Friday, April 12, 2019

Repair vs. Creation


As soon as I asked Sally about the end state yesterday, she anticipated part of what I was driving at. “You’re wondering how it will be experienced by most people.” Before I could ask how she knew, she added, “I’ve studied your work during my unplanned absence, and it’s obvious that your greatest concern is how the strategy can be understood and implemented on an intuitive basis for maximum success. Comparing what people’s lives will be with what they are is a reasonable step toward doing so.”

“You’re right,” I admitted, reminding myself that she was designed to be an expert at extrapolating data, and I had provided plenty of data for her to use. “But I’ve got another insight that I believe is a big deal. We’ve been framing the strategy as a means to fix the world, to avoid catastrophe.”

“It is,” Sally interjected.

I took a deep breath and decided to begin with a caveat she would appreciate. “That sets an expectation that the result will resemble what people consider not broken. I don’t think that’s an expectation anybody can justify, because we’re all limited by our life experience.”

“Even shared knowledge has that flaw,” she said, “as with your guess on January 28, about people becoming hunter-gatherers. By the way, regarding your original question, the rest of that discussion is still applicable to the end state, though there has been progress toward addressing disassembly and reusability.”

I was tempted to follow up on what she said, but wanted to finish making my point first. “The focus needs to be on creation instead of repair.”

“Will, you know that the focus is determined by the highest probability of success. Restoring and enhancing relevant functionality of existing systems, what you call fixing or repair, is more likely to significantly delay humanity’s extinction than any known or anticipated alternatives.”

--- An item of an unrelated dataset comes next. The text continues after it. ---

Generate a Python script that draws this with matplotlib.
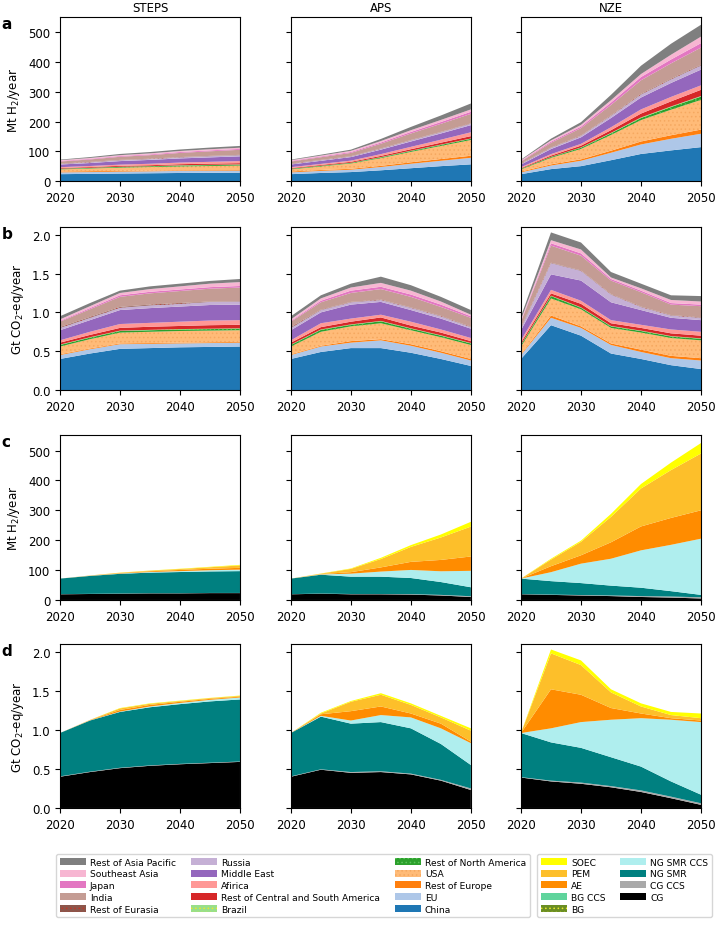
import numpy as np
import matplotlib.pyplot as plt
from matplotlib.patches import Patch

plt.rcParams['hatch.linewidth'] = 0.6

years = [2020, 2025, 2030, 2035, 2040, 2045, 2050]
scenarios = ['STEPS', 'APS', 'NZE']

# --- regions (stack order, bottom -> top) ---
regions = ['China', 'EU', 'Rest of Europe', 'USA', 'Rest of North America', 'Brazil',
           'Rest of Central and South America', 'Afirica', 'Middle East', 'Russia',
           'Rest of Eurasia', 'India', 'Japan', 'Southeast Asia', 'Rest of Asia Pacific']
region_colors = ['#1f77b4', '#aec7e8', '#ff7f0e', '#ffbb78', '#2ca02c', '#98df8a',
                 '#d62728', '#ff9896', '#9467bd', '#c5b0d5', '#8c564b', '#c49c94',
                 '#e377c2', '#f7b6d2', '#7f7f7f']
region_hatch = ['', '', '', '....', '....', '....', '', '', '', '', '....', '', '', '', '']
region_hatch_col = ['', '', '', '#f5a860', '#5cc45c', '#e8e830', '', '', '', '', '#c0392b', '', '', '', '']

# hydrogen production by region, Mt H2/year (rows = regions, cols = years)
h2_steps = [
    [23, 24, 25, 26, 27, 27.5, 28],
    [6, 6, 6.5, 6.5, 7, 7, 7],
    [3, 3, 2.5, 2.5, 2, 2, 2],
    [7, 9, 11, 12, 13, 14, 15],
    [2, 2, 2.5, 2.5, 3, 3, 3],
    [0.5, 0.5, 0.5, 0.5, 1, 1, 1],
    [2, 2.5, 3, 3, 3.5, 4, 4],
    [3, 3.5, 4, 5, 5.5, 6, 7],
    [9, 10, 12, 13, 14, 15, 16],
    [2, 2.5, 3, 3, 3.5, 4, 4],
    [1, 1, 1, 1, 1, 1, 1],
    [7, 8.5, 10.5, 12, 14, 15.5, 17],
    [2, 2, 2.5, 2.5, 3, 3, 3],
    [2.5, 3, 3, 3.5, 3.5, 4, 4],
    [2, 3, 4, 4.5, 5, 5.5, 6],
]
h2_aps = [
    [23, 27, 30, 36, 43, 50, 56],
    [6, 7, 8, 11, 15, 18, 22],
    [3, 3, 3, 4, 5, 6, 7],
    [7, 12, 18, 26, 35, 44, 53],
    [2, 2, 2, 2.5, 3, 3.5, 4],
    [0.5, 0.5, 0.5, 1, 1, 1, 1],
    [2, 2.5, 3, 4, 5, 6.5, 8],
    [3, 3.5, 4, 6, 8, 10, 13],
    [9, 10.5, 12, 15, 18, 21, 24],
    [2, 2, 2, 3, 4, 4.5, 5],
    [1, 1, 1, 1, 1, 1, 1],
    [7, 9, 11, 16, 22, 27, 32],
    [2, 2.5, 3, 4, 5, 6, 7],
    [2.5, 3, 4, 5, 6, 7, 8],
    [2, 3, 4, 7, 11, 15, 20],
]
h2_nze = [
    [23, 40, 50, 70, 91, 103, 114],
    [6, 12, 18, 25, 32, 39, 45],
    [3, 4, 5, 7, 10, 12, 14],
    [7, 22, 35, 53, 72, 86, 100],
    [2, 3, 4, 5.5, 7, 9, 11],
    [0.5, 0.5, 1, 1.5, 2, 2, 2],
    [2, 4, 6, 9, 13, 17, 21],
    [3, 5, 6, 10, 14, 15, 15],
    [9, 17, 22, 31, 40, 47, 53],
    [2, 4, 5, 7.5, 10, 12, 14],
    [1, 1, 1, 1.5, 2, 2, 2],
    [7, 16, 25, 35, 46, 52, 58],
    [2, 4, 5, 8, 11, 13, 15],
    [2.5, 4, 6, 8, 10, 16, 22],
    [2, 6, 9, 18, 28, 37, 40],
]

# emissions by region, Gt CO2-eq/year
co2_steps = [
    [.40, .47, .53, .54, .55, .555, .56],
    [.05, .055, .06, .055, .05, .05, .05],
    [.01, .01, .01, .01, .01, .01, .01],
    [.10, .12, .14, .145, .15, .15, .15],
    [.02, .02, .02, .02, .02, .02, .02],
    [.005, .005, .005, .005, .005, .005, .005],
    [.025, .03, .035, .04, .04, .045, .045],
    [.03, .04, .05, .05, .055, .06, .06],
    [.13, .15, .18, .19, .195, .20, .20],
    [.03, .03, .03, .035, .035, .04, .04],
    [.01, .01, .01, .01, .01, .005, .005],
    [.07, .10, .13, .145, .155, .165, .175],
    [.01, .015, .02, .02, .02, .02, .02],
    [.02, .025, .03, .035, .04, .045, .05],
    [.04, .04, .03, .035, .035, .035, .04],
]
co2_aps = [
    [.40, .49, .54, .54, .48, .40, .31],
    [.05, .07, .07, .10, .09, .08, .07],
    [.01, .01, .02, .015, .02, .02, .02],
    [.10, .18, .19, .205, .18, .18, .18],
    [.02, .025, .02, .025, .02, .02, .02],
    [.005, .005, .005, .005, .005, .005, .005],
    [.025, .03, .035, .045, .035, .035, .025],
    [.03, .05, .04, .035, .05, .04, .04],
    [.13, .14, .18, .165, .15, .14, .12],
    [.03, .03, .03, .025, .03, .03, .02],
    [.01, .005, .005, .005, .005, .005, .005],
    [.07, .095, .115, .135, .135, .115, .115],
    [.01, .02, .03, .03, .03, .03, .02],
    [.02, .03, .04, .05, .05, .04, .02],
    [.04, .04, .05, .08, .07, .06, .06],
]
co2_nze = [
    [.40, .835, .70, .47, .40, .32, .27],
    [.05, .095, .10, .11, .09, .09, .11],
    [.01, .03, .02, .02, .03, .03, .03],
    [.10, .22, .22, .20, .22, .23, .23],
    [.02, .03, .02, .02, .02, .02, .02],
    [.005, .005, .005, .005, .005, .005, .005],
    [.025, .03, .045, .035, .035, .035, .035],
    [.03, .045, .04, .04, .04, .05, .05],
    [.13, .20, .26, .23, .19, .15, .15],
    [.03, .145, .125, .10, .04, .03, .03],
    [.01, .005, .005, .005, .005, .005, .005],
    [.07, .22, .19, .175, .185, .135, .145],
    [.01, .03, .03, .02, .02, .02, .02],
    [.02, .04, .05, .02, .03, .04, .04],
    [.04, .10, .09, .07, .06, .06, .07],
]

# --- technologies (stack order, bottom -> top) ---
techs = ['CG', 'CG CCS', 'NG SMR', 'NG SMR CCS', 'BG', 'BG CCS', 'AE', 'PEM', 'SOEC']
tech_colors = ['#000000', '#a9a9a9', '#008080', '#afeeee', '#6b8e23', '#5fd49c',
               '#ff8c00', '#fdbf2a', '#ffff00']
tech_hatch = ['', '', '', '', '....', '', '', '', '']
tech_hatch_col = ['', '', '', '', '#e8e830', '', '', '', '']

h2_tech_steps = [
    [19, 20, 21, 22, 22, 23, 23],
    [0.5, 0.5, 0.5, 0.5, 0.5, 0.5, 0.5],
    [52, 60, 66, 69, 71, 72, 73],
    [0, 0.5, 1, 2, 3, 4, 5],
    [0, 0, 0, 0, 0, 0, 0],
    [0, 0, 0, 0, 0, 0, 0],
    [0, 0.5, 1.5, 2.5, 4, 5, 6],
    [0, 0.5, 1, 2, 3, 5, 8],
    [0, 0, 0.5, 0.5, 1, 1.5, 2],
]
h2_tech_aps = [
    [19, 21, 19, 19, 18, 15, 10],
    [0.5, 0.5, 1, 1, 1.5, 2, 2.5],
    [52, 63, 58, 58, 54, 43, 30],
    [0, 1, 10, 17, 27, 36, 55],
    [0, 0, 0, 0, 0, 0, 0],
    [0, 0, 0, 0, 0, 0, 0],
    [0, 1, 5, 14, 27, 38, 48],
    [0, 1.5, 11, 28, 50, 75, 100],
    [0, 0.5, 1.5, 4, 6, 10, 16],
]
h2_tech_nze = [
    [19, 17, 15, 13, 10, 8, 5],
    [0.5, 1, 1.5, 2, 3, 3.5, 4],
    [52, 45, 40, 33, 28, 18, 8],
    [0, 30, 65, 90, 125, 155, 188],
    [0, 0, 0, 0, 0, 0, 0],
    [0, 0, 0, 0, 0, 0, 0],
    [0, 20, 28, 55, 80, 90, 95],
    [0, 22, 45, 85, 127, 160, 190],
    [0, 3, 4, 10, 15, 25, 35],
]

co2_tech_steps = [
    [.40, .46, .51, .54, .56, .575, .59],
    [.005, .005, .005, .005, .005, .005, .005],
    [.555, .655, .715, .745, .765, .785, .795],
    [0, .002, .005, .01, .015, .02, .025],
    [0, 0, 0, 0, 0, 0, 0],
    [0, 0, 0, 0, 0, 0, 0],
    [0, .003, .02, .02, .015, .012, .01],
    [0, .003, .02, .015, .01, .01, .01],
    [0, 0, .005, .005, .005, .003, .005],
]
co2_tech_aps = [
    [.40, .49, .45, .46, .43, .35, .23],
    [.005, .005, .01, .01, .01, .01, .02],
    [.555, .675, .62, .63, .58, .46, .30],
    [0, .01, .04, .09, .14, .20, .28],
    [0, 0, 0, 0, 0, 0, 0],
    [0, 0, 0, 0, 0, 0, 0],
    [0, .02, .12, .11, .05, .06, .02],
    [0, .01, .12, .15, .11, .08, .14],
    [0, .01, .01, .02, .02, .02, .03],
]
co2_tech_nze = [
    [.39, .34, .31, .265, .205, .125, .04],
    [.005, .01, .015, .015, .02, .02, .02],
    [.565, .49, .445, .37, .305, .195, .11],
    [0, .18, .33, .48, .62, .79, .93],
    [0, 0, 0, 0, 0, 0, 0],
    [0, 0, 0, 0, 0, 0, 0],
    [0, .50, .35, .15, .06, .02, .02],
    [0, .46, .38, .20, .09, .04, .03],
    [0, .05, .06, .04, .04, .04, .06],
]

rows = [
    ([h2_steps, h2_aps, h2_nze], 'region', r'Mt H$_2$/year', 552, 'a'),
    ([co2_steps, co2_aps, co2_nze], 'region', r'Gt CO$_2$-eq/year', 2.1, 'b'),
    ([h2_tech_steps, h2_tech_aps, h2_tech_nze], 'tech', r'Mt H$_2$/year', 552, 'c'),
    ([co2_tech_steps, co2_tech_aps, co2_tech_nze], 'tech', r'Gt CO$_2$-eq/year', 2.1, 'd'),
]

fig = plt.figure(figsize=(7.2, 9.29), dpi=100)

lefts = [0.0833, 0.404, 0.7236]
bottoms = [0.8041, 0.5791, 0.3531, 0.1292]
heights = [0.1765, 0.1755, 0.1776, 0.1765]
fs = 8.5

for r, (datasets, kind, ylabel, ymax, letter) in enumerate(rows):
    if kind == 'region':
        colors, hatches, hcols = region_colors, region_hatch, region_hatch_col
    else:
        colors, hatches, hcols = tech_colors, tech_hatch, tech_hatch_col
    for c, data in enumerate(datasets):
        ax = fig.add_axes([lefts[c], bottoms[r], 0.25, heights[r]])
        polys = ax.stackplot(years, np.array(data), colors=colors, linewidth=0)
        for p, h, hc in zip(polys, hatches, hcols):
            if h:
                p.set_hatch(h)
                p.set_edgecolor(hc)
                p.set_linewidth(0)
        ax.set_xlim(2020, 2050)
        ax.set_ylim(0, ymax)
        ax.set_xticks([2020, 2030, 2040, 2050])
        ax.tick_params(labelsize=fs)
        if ymax > 10:
            ax.set_yticks([0, 100, 200, 300, 400, 500])
        else:
            ax.set_yticks([0, 0.5, 1.0, 1.5, 2.0])
        if c == 0:
            ax.set_ylabel(ylabel, fontsize=fs)
            ax.text(-0.325, 0.963, letter, transform=ax.transAxes, fontsize=11,
                    fontweight='bold', va='center', ha='left')
        else:
            ax.set_yticklabels([])
        if r == 0:
            ax.set_title(scenarios[c], fontsize=fs, pad=4)

# legends
leg_kw = dict(loc='upper left', fontsize=6.6, handlelength=2.85, handleheight=0.8,
              handletextpad=0.45, columnspacing=1.6, labelspacing=0.3,
              borderaxespad=0, borderpad=0.4)

reg_handles = [Patch(facecolor=region_colors[i], hatch=region_hatch[i],
                     edgecolor=region_hatch_col[i] if region_hatch[i] else region_colors[i],
                     linewidth=0, label=regions[i])
               for i in range(len(regions) - 1, -1, -1)]
fig.legend(handles=reg_handles, bbox_to_anchor=(0.0778, 0.0797), ncol=3, **leg_kw)

tech_handles = [Patch(facecolor=tech_colors[i], hatch=tech_hatch[i],
                      edgecolor=tech_hatch_col[i] if tech_hatch[i] else tech_colors[i],
                      linewidth=0, label=techs[i])
                for i in range(len(techs) - 1, -1, -1)]
fig.legend(handles=tech_handles, bbox_to_anchor=(0.7458, 0.0797), ncol=2, **leg_kw)

plt.savefig('out.png', dpi=100)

“Agreed, but with a creation mindset we might find other, better alternatives - or at least motivate more people to take some action to address the threat.”

“Perhaps,” she said. “Taking people off task, to pursue an unknown gain that could become a loss, is a net increase in risk that - given our constraints - is unacceptable by every standard I have access to.”

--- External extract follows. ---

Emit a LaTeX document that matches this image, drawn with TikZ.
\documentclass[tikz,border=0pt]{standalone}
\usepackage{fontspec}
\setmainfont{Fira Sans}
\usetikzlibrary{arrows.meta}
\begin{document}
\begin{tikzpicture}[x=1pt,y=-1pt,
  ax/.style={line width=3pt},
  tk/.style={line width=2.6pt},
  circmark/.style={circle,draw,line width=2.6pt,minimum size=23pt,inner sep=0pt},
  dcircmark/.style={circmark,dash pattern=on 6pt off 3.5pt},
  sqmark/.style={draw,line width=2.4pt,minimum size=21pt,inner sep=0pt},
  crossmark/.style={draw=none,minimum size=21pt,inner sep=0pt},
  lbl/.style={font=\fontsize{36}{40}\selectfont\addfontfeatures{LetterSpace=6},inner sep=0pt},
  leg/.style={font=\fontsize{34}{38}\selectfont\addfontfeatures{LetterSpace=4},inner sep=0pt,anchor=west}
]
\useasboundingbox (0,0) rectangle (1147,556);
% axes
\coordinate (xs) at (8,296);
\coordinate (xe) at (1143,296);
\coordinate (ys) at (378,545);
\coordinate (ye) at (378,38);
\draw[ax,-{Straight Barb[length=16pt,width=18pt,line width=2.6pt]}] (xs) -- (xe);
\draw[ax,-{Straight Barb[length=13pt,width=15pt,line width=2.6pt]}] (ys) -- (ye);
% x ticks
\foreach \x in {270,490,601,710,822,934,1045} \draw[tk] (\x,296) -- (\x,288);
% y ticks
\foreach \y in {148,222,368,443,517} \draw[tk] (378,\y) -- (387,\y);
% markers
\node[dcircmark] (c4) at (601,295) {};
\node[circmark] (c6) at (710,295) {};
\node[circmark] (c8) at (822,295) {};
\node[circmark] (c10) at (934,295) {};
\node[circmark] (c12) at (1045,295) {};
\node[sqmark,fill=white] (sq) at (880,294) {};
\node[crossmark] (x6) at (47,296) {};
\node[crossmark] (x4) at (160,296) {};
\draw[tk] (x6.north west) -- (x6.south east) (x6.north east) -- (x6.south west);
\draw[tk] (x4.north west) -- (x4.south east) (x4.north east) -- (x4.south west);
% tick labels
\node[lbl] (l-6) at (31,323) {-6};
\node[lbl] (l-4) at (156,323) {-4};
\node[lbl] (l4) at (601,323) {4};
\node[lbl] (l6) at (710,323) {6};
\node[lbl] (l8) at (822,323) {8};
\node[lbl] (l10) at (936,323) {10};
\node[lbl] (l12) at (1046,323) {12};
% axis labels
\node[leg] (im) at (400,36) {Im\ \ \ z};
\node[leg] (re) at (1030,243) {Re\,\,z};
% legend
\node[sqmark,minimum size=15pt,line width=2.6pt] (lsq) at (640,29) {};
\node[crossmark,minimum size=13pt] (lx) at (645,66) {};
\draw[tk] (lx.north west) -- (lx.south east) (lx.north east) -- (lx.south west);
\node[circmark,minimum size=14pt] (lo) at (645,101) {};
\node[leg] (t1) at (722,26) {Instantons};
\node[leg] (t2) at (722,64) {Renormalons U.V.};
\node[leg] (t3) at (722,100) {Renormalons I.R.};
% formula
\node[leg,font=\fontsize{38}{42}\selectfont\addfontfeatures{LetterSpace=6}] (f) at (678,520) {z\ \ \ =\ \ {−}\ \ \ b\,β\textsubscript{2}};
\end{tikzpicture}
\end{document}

I decided to make one more attempt to persuade her. “As I understand the strategy, we’re forcing everyone back to the growth stage where creativity dominated, so it’s going to happen by the end state anyway. If you put a limit on people then, they’ll act just like the people in that stage today, and use their creativity to break through the limit. They need something they can aspire to that won’t kill everyone later, and letting them create that seems to me like an efficient and necessary thing to do now. Let me put it another way: people won’t settle for an ‘end state’ - it needs to be a gateway to a life they can make better.”

Sally agreed to consider my suggestions and to brief me with the rest of our team this weekend on what she called “the parameters of the end state.” Today I flew back to the facility and am joining Maura for a private discussion that will hopefully not end with my dismissal.

Reality Check

I have lived consequences related to the debate presented here. Questioning basic assumptions comes with risks to any project: both in pulling resources from the current tasks, and identifying problems that slow or end the project with embarrassment - or worse. 

Revision of the underlying simulation continues. One change relevant to this post is the inclusion of a variable value of total resources - essentially accounting for the reduction due to global warming so that the population can drop in accordance with initial projections of the global strategy instead of staying near its present level.